The promissory note of an infant is voidable, not void, and may be affirmed by the infant after becoming of age, or repudiated by the infant before such infant becomes of age, or within a reasonable time after becoming of age, and what constitutes a reasonable time is dependent largely upon the circumstances of the case. In the case at bar no express act in any way tending to affirm or ratify the contract, from which contract plaintiff received no benefit, is shown or alleged; but, on the contrary, as we have seen, plaintiff expressly repudiated the contract on December 4, 1907, somewhat less than four months after she became of age. It is true that no reason for waiting so long is shown; but, on the other hand, there is nothing to indicate the time when plaintiff first learned that the note had been negotiated. It does not seem to us that, under the conceded state of facts in the case at bar, it can be said that plaintiff's delay of less than four months in acting with respect to the contract should be held to be a ratification of such contract on her part and a bar to her final repudiation of the same on December 4, 1907. The conclusion reached by the learned court below was erroneous, and cannot stand.

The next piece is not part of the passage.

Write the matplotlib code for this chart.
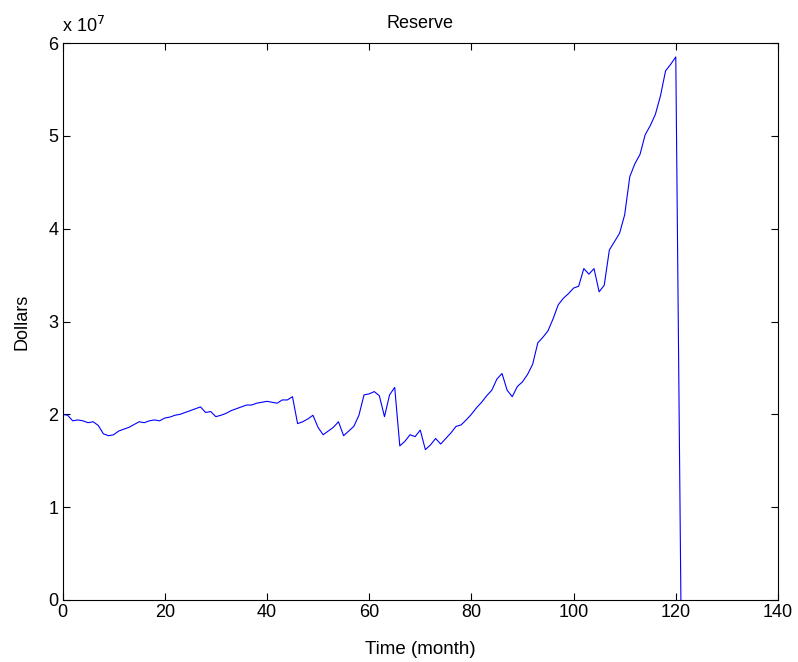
import matplotlib
matplotlib.use("Agg")
import matplotlib.pyplot as plt
from matplotlib.ticker import FuncFormatter

months = list(range(0, 122))
reserve_1e7 = [
    2.00, 1.99, 1.93, 1.94, 1.93, 1.91, 1.92, 1.88, 1.79, 1.77,
    1.78, 1.82, 1.84, 1.86, 1.89, 1.92, 1.91, 1.93, 1.94, 1.93,
    1.96, 1.97, 1.99, 2.00, 2.02, 2.04, 2.06, 2.08, 2.02, 2.03,
    1.975, 1.99, 2.01, 2.04, 2.06, 2.08, 2.10, 2.10, 2.12, 2.13,
    2.14, 2.13, 2.12, 2.155, 2.155, 2.19, 1.90, 1.92, 1.95, 1.99,
    1.86, 1.78, 1.82, 1.86, 1.92, 1.77, 1.82, 1.87, 1.99, 2.21,
    2.22, 2.245, 2.20, 1.975, 2.21, 2.29, 1.66, 1.71, 1.78, 1.76,
    1.83, 1.62, 1.67, 1.74, 1.68, 1.74, 1.80, 1.87, 1.886, 1.94,
    2.00, 2.07, 2.13, 2.20, 2.26, 2.38, 2.44, 2.26, 2.19, 2.30,
    2.35, 2.43, 2.54, 2.77, 2.83, 2.90, 3.03, 3.18, 3.25, 3.30,
    3.36, 3.38, 3.57, 3.51, 3.57, 3.32, 3.39, 3.77, 3.86, 3.95,
    4.15, 4.56, 4.70, 4.80, 5.01, 5.11, 5.23, 5.43, 5.70, 5.77,
    5.85, 0.0,
]
reserve = [v * 1e7 for v in reserve_1e7]

title = "Reserve"
xlabel = "Time (month)"
ylabel = "Dollars"
xticks = [0, 20, 40, 60, 80, 100, 120, 140]
yticks = [0, 1e7, 2e7, 3e7, 4e7, 5e7, 6e7]

plt.rcParams['font.family'] = ['Liberation Sans', 'DejaVu Sans']
fs = 13

fig = plt.figure(figsize=(7.98, 6.62), dpi=100)
ax = fig.add_axes([62.5 / 798, 62 / 662, (778 - 62.5) / 798, (600 - 43) / 662])
ax.plot(months, reserve, color=(0, 0, 1), lw=0.8)
ax.set_xlim(0, 140)
ax.set_ylim(0, 6e7)
ax.set_xticks(xticks)
ax.set_yticks(yticks)
ax.yaxis.set_major_formatter(FuncFormatter(lambda v, p: f"{v/1e7:g}"))
ax.tick_params(direction='in', length=5, width=0.8, top=True, right=True,
               labelsize=fs, pad=3)
for s in ax.spines.values():
    s.set_linewidth(0.8)
ax.set_title(title, fontsize=fs, pad=11)
ax.set_xlabel(xlabel, fontsize=13.5, labelpad=14)
ax.set_ylabel(ylabel, fontsize=fs, labelpad=13)
ax.text(0.0, 1.012, r"x 10$^{7}$", transform=ax.transAxes, fontsize=fs,
        ha='left', va='bottom')

fig.savefig("out.png", dpi=100)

Furthermore, it will be observed that, although it is conceded that plaintiff has on deposit with defendant $374.29, of which she demands, according to the summons, $181.80, and although defendant voluntarily reduced its counterclaim at the trial to $374.29, the exact amount of plaintiff's deposit, the court gave judgment for defendant for $374.29 damages and $27.31 costs, making a total of $401.60. This seems to be error, for plaintiff's claim is conceded, and, even assuming the court were warranted in allowing the whole of defendant's counterclaim, there should have been deducted therefrom the amount of plaintiff's claim.

The judgment must be reversed, and, as there is no dispute as to the facts, judgment absolute is ordered for plaintiff for the sum of $181.80 the amount named in the summons, with appropriate costs in the court below and costs of this appeal.